“I guess it’s just some fellow with a jag on,” said I. I gave it no further thought.
“I went to my hotel and sat with a dozen or so of those poor, unfortunate wretches in the smelters, discussing the meeting, when the editor of ‘El Industrio’ burst into the room very excited. He said, ‘Oh Mother, they have kidnapped Sarabia, our young revolutionist.’
“Kidnapping seemed to be in the air just about that time. The Idaho affair was on. He was flushed and almost incoherent. I said, ‘Sit down a moment and get cool, then tell me your story.’
“He told me while I was addressing the crowd and the back streets were empty, an automobile had driven out of the jail, had driven to the office of the paper on which Sarabia worked and he had been kidnapped; that his cries for help had been smothered, and that he was held incommunicado in the jail.

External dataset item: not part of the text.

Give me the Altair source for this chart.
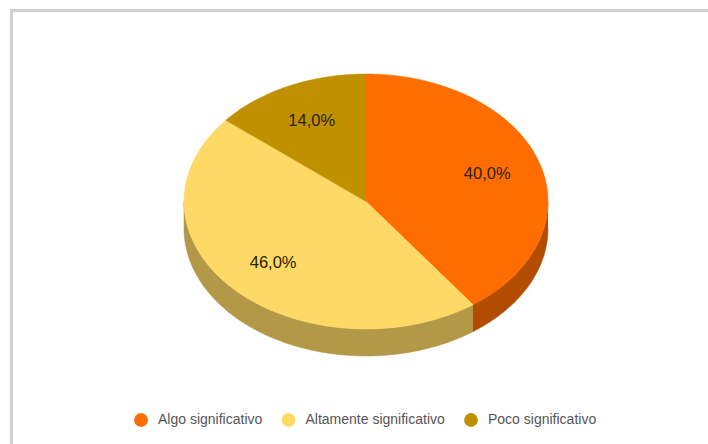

“I said to him, ‘Get all the facts you can. Get them as correct as you can and immediately telegraph to the governor. Telegraph to Washington. Don’t stop a moment because if you do they will murder him.’
“We telegraphed the governor and Washington that night.
“The next day I met the editor of ‘El Industrio’—the paper which has since been suppressed—and he told me the horrible details. Sarabia had incurred the hatred of Diaz and the forty thieves that exploited the Mexican peons because he had called Diaz a dictator. For this he had served a year in Mexican jails. He came to the United States and continued to wage the fight for Mexico’s liberation. Diaz’s hate followed him across the border and finally he had been kidnapped and taken across the Mexican border at the request of the tyrant.
“I said, ‘That’s got to stop. The idea of any blood-thirsty pirate on a throne reaching across these lines and stamping under his feet the constitution of our United States, which our forefathers fought and bled for! If this is allowed to go on, Mexican pirates can come over the border and kidnap any one who opposes tyranny.’
“We got up a protest meeting that night. We had a hard time getting the meeting announced, for the papers all belonged to the Southern Pacific Railway or to the Copper Queen mine, and their sympathies were of course with the pirates. But we managed to circulate the news of the meeting through the town. I spoke.
“I am not very choice, you know, when the constitution of my country is violated and the liberties of the people are tramped on. I do not go into the classics. I am not praying. I told the audience that the kidnapping of Manuel Sarabia by Mexican police with the connivance of American authorities was an incident in the struggle for liberty. I put it strong.